Goal -> Copy the listing below in full and skip every picture.

▬▬▬▬▬▬

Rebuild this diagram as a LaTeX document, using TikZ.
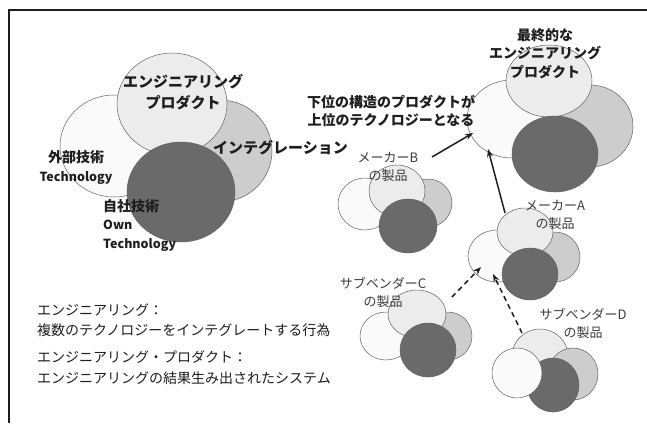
\documentclass[tikz,border=0pt]{standalone}
\usepackage{fontspec}
\newfontfamily\jp{Noto Sans CJK JP}
\usetikzlibrary{arrows.meta}
\definecolor{cwhite}{HTML}{FAFAFA}
\definecolor{clight}{HTML}{ECECEC}
\definecolor{cmid}{HTML}{CDCDCD}
\definecolor{cdark}{HTML}{6A6A6A}
\definecolor{cedge}{HTML}{626262}
\definecolor{ctext}{HTML}{1E1E1E}
\definecolor{csub}{HTML}{3C3C3C}
\begin{document}
\begin{tikzpicture}[x=1pt,y=-1pt,
  circ/.style={draw=cedge,line width=0.5pt},
  discwhite/.style={circ,fill=cwhite},
  disclight/.style={circ,fill=clight},
  discmid/.style={circ,fill=cmid},
  discdark/.style={circ,fill=cdark},
  biglab/.style={font=\jp\bfseries\fontsize{15}{21}\selectfont,align=center,inner sep=0pt,text=ctext},
  midlab/.style={font=\jp\bfseries\fontsize{14}{18.5}\selectfont,align=center,inner sep=0pt,text=ctext},
  prodlab/.style={font=\jp\fontsize{13}{18}\selectfont,align=center,inner sep=0pt,text=csub},
  notelab/.style={font=\jp\fontsize{14}{20.5}\selectfont,align=left,inner sep=0pt,text=ctext,anchor=west},
  solidarr/.style={line width=1.5pt,draw=ctext,-{Stealth[length=8pt,width=6pt]}},
  dasharr/.style={solidarr,dash pattern=on 5pt off 4pt}
]
\useasboundingbox (0,0) rectangle (647,423);
\fill[white] (0,0) rectangle (647,423);
% frame
\draw[line width=2.2pt,draw=ctext] (9,423) -- (9,10) -- (647,10);

% big cluster
\path[discwhite] (114,146) ellipse (54 and 51);
\path[discmid] (220,151) ellipse (52 and 51);
\path[disclight] (172,104) ellipse (55 and 51);
\path[discdark] (181,192) ellipse (54 and 50);

% top right cluster
\path[discwhite] (512,119) ellipse (45 and 39);
\path[discmid] (590,126) ellipse (43 and 41);
\path[disclight] (549,81) ellipse (43 and 36);
\path[discdark] (555,154) ellipse (43 and 38);

% cluster B
\path[discwhite] (365,204) ellipse (27 and 26);
\path[discmid] (428,203) ellipse (24 and 24);
\path[disclight] (397,191) ellipse (28 and 26);
\path[discdark] (408,226) ellipse (29 and 27);

% cluster A
\path[discwhite] (497,256) ellipse (29 and 26);
\path[discmid] (555,257) ellipse (25 and 25);
\path[disclight] (525,232) ellipse (28 and 24);
\path[discdark] (530,274) ellipse (28 and 26);

% cluster C
\path[discwhite] (386,336) ellipse (26 and 24);
\path[discmid] (448,336) ellipse (24 and 24);
\path[disclight] (417,314) ellipse (29 and 24);
\path[discdark] (428,350) ellipse (28 and 27);

% cluster D
\path[disclight] (540,356) ellipse (28 and 27);
\path[discmid] (573,374) ellipse (25 and 26);
\path[discdark] (553,385) ellipse (26 and 27);
\path[discwhite] (517,373) ellipse (25 and 25);

% labels big cluster
\node[biglab] (engprod) at (183,92.5) {エンジニアリング\\プロダクト};
\node[biglab,anchor=west] (integ) at (213,148) {インテグレーション};
\node[midlab] (ext) at (76,167.5) {外部技術\\{\fontsize{12.5}{18.5}\selectfont Technology}};
\node[midlab,align=left,anchor=west] (own) at (103,225) {自社技術\\{\fontsize{12.5}{18}\selectfont Own}\\{\fontsize{12.5}{18}\selectfont Technology}};

% labels top right
\node[midlab] (final) at (545,53.5) {最終的な\\エンジニアリング\\プロダクト};
\node[midlab] (lower) at (391,111) {下位の構造のプロダクトが\\上位のテクノロジーとなる};

% product labels
\node[prodlab] (mb) at (388,166.5) {メーカーB\\の製品};
\node[prodlab] (ma) at (555,215) {メーカーA\\の製品};
\node[prodlab] (sc) at (383,292.5) {サブベンダーC\\の製品};
\node[prodlab] (sd) at (583,323) {サブベンダーD\\の製品};

% notes
\node[notelab] (note1) at (37,320) {エンジニアリング：\\複数のテクノロジーをインテグレートする行為};
\node[notelab] (note2) at (37,367.5) {エンジニアリング・プロダクト：\\エンジニアリングの結果生み出されたシステム};

% arrows
\coordinate (bS) at (432,157);
\coordinate (bE) at (473,133);
\coordinate (aS) at (505,213);
\coordinate (aE) at (488,149);
\coordinate (cS) at (452,297);
\coordinate (cE) at (481,267);
\coordinate (dS) at (522,333);
\coordinate (dE) at (493,274);
\draw[solidarr] (bS) -- (bE);
\draw[solidarr] (aS) -- (aE);
\draw[dasharr] (cS) -- (cE);
\draw[dasharr] (dS) -- (dE);
\end{tikzpicture}
\end{document}
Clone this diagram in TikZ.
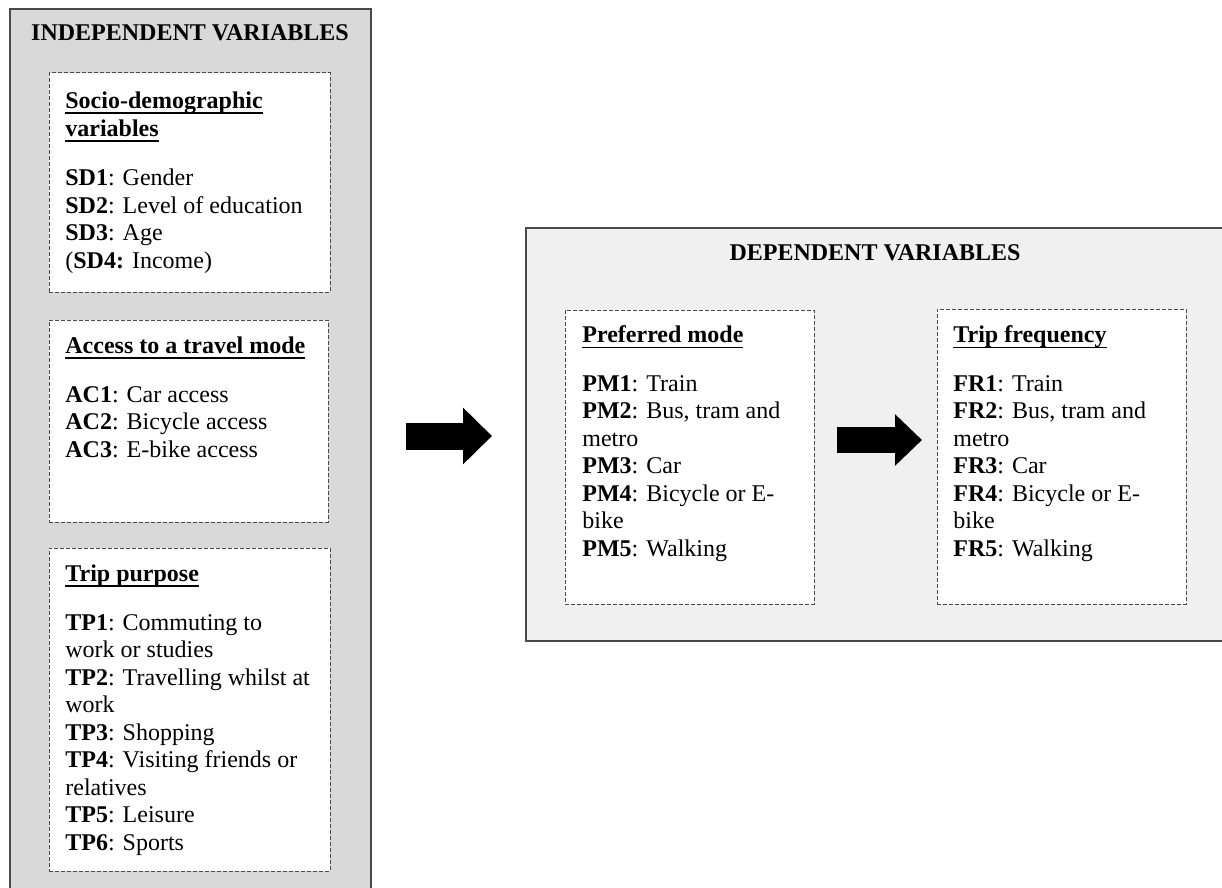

▬▬▬▬▬▬

Task output ->
Rebuild this diagram as a LaTeX document, using TikZ.
\documentclass[tikz,border=0pt]{standalone}
\usepackage{fontspec}
\newfontfamily\jp{Noto Sans CJK JP}
\usetikzlibrary{arrows.meta}
\definecolor{cwhite}{HTML}{FAFAFA}
\definecolor{clight}{HTML}{ECECEC}
\definecolor{cmid}{HTML}{CDCDCD}
\definecolor{cdark}{HTML}{6A6A6A}
\definecolor{cedge}{HTML}{626262}
\definecolor{ctext}{HTML}{1E1E1E}
\definecolor{csub}{HTML}{3C3C3C}
\begin{document}
\begin{tikzpicture}[x=1pt,y=-1pt,
  circ/.style={draw=cedge,line width=0.5pt},
  discwhite/.style={circ,fill=cwhite},
  disclight/.style={circ,fill=clight},
  discmid/.style={circ,fill=cmid},
  discdark/.style={circ,fill=cdark},
  biglab/.style={font=\jp\bfseries\fontsize{15}{21}\selectfont,align=center,inner sep=0pt,text=ctext},
  midlab/.style={font=\jp\bfseries\fontsize{14}{18.5}\selectfont,align=center,inner sep=0pt,text=ctext},
  prodlab/.style={font=\jp\fontsize{13}{18}\selectfont,align=center,inner sep=0pt,text=csub},
  notelab/.style={font=\jp\fontsize{14}{20.5}\selectfont,align=left,inner sep=0pt,text=ctext,anchor=west},
  solidarr/.style={line width=1.5pt,draw=ctext,-{Stealth[length=8pt,width=6pt]}},
  dasharr/.style={solidarr,dash pattern=on 5pt off 4pt}
]
\useasboundingbox (0,0) rectangle (647,423);
\fill[white] (0,0) rectangle (647,423);
% frame
\draw[line width=2.2pt,draw=ctext] (9,423) -- (9,10) -- (647,10);

% big cluster
\path[discwhite] (114,146) ellipse (54 and 51);
\path[discmid] (220,151) ellipse (52 and 51);
\path[disclight] (172,104) ellipse (55 and 51);
\path[discdark] (181,192) ellipse (54 and 50);

% top right cluster
\path[discwhite] (512,119) ellipse (45 and 39);
\path[discmid] (590,126) ellipse (43 and 41);
\path[disclight] (549,81) ellipse (43 and 36);
\path[discdark] (555,154) ellipse (43 and 38);

% cluster B
\path[discwhite] (365,204) ellipse (27 and 26);
\path[discmid] (428,203) ellipse (24 and 24);
\path[disclight] (397,191) ellipse (28 and 26);
\path[discdark] (408,226) ellipse (29 and 27);

% cluster A
\path[discwhite] (497,256) ellipse (29 and 26);
\path[discmid] (555,257) ellipse (25 and 25);
\path[disclight] (525,232) ellipse (28 and 24);
\path[discdark] (530,274) ellipse (28 and 26);

% cluster C
\path[discwhite] (386,336) ellipse (26 and 24);
\path[discmid] (448,336) ellipse (24 and 24);
\path[disclight] (417,314) ellipse (29 and 24);
\path[discdark] (428,350) ellipse (28 and 27);

% cluster D
\path[disclight] (540,356) ellipse (28 and 27);
\path[discmid] (573,374) ellipse (25 and 26);
\path[discdark] (553,385) ellipse (26 and 27);
\path[discwhite] (517,373) ellipse (25 and 25);

% labels big cluster
\node[biglab] (engprod) at (183,92.5) {エンジニアリング\\プロダクト};
\node[biglab,anchor=west] (integ) at (213,148) {インテグレーション};
\node[midlab] (ext) at (76,167.5) {外部技術\\{\fontsize{12.5}{18.5}\selectfont Technology}};
\node[midlab,align=left,anchor=west] (own) at (103,225) {自社技術\\{\fontsize{12.5}{18}\selectfont Own}\\{\fontsize{12.5}{18}\selectfont Technology}};

% labels top right
\node[midlab] (final) at (545,53.5) {最終的な\\エンジニアリング\\プロダクト};
\node[midlab] (lower) at (391,111) {下位の構造のプロダクトが\\上位のテクノロジーとなる};

% product labels
\node[prodlab] (mb) at (388,166.5) {メーカーB\\の製品};
\node[prodlab] (ma) at (555,215) {メーカーA\\の製品};
\node[prodlab] (sc) at (383,292.5) {サブベンダーC\\の製品};
\node[prodlab] (sd) at (583,323) {サブベンダーD\\の製品};

% notes
\node[notelab] (note1) at (37,320) {エンジニアリング：\\複数のテクノロジーをインテグレートする行為};
\node[notelab] (note2) at (37,367.5) {エンジニアリング・プロダクト：\\エンジニアリングの結果生み出されたシステム};

% arrows
\coordinate (bS) at (432,157);
\coordinate (bE) at (473,133);
\coordinate (aS) at (505,213);
\coordinate (aE) at (488,149);
\coordinate (cS) at (452,297);
\coordinate (cE) at (481,267);
\coordinate (dS) at (522,333);
\coordinate (dE) at (493,274);
\draw[solidarr] (bS) -- (bE);
\draw[solidarr] (aS) -- (aE);
\draw[dasharr] (cS) -- (cE);
\draw[dasharr] (dS) -- (dE);
\end{tikzpicture}
\end{document}
Clone this diagram in TikZ.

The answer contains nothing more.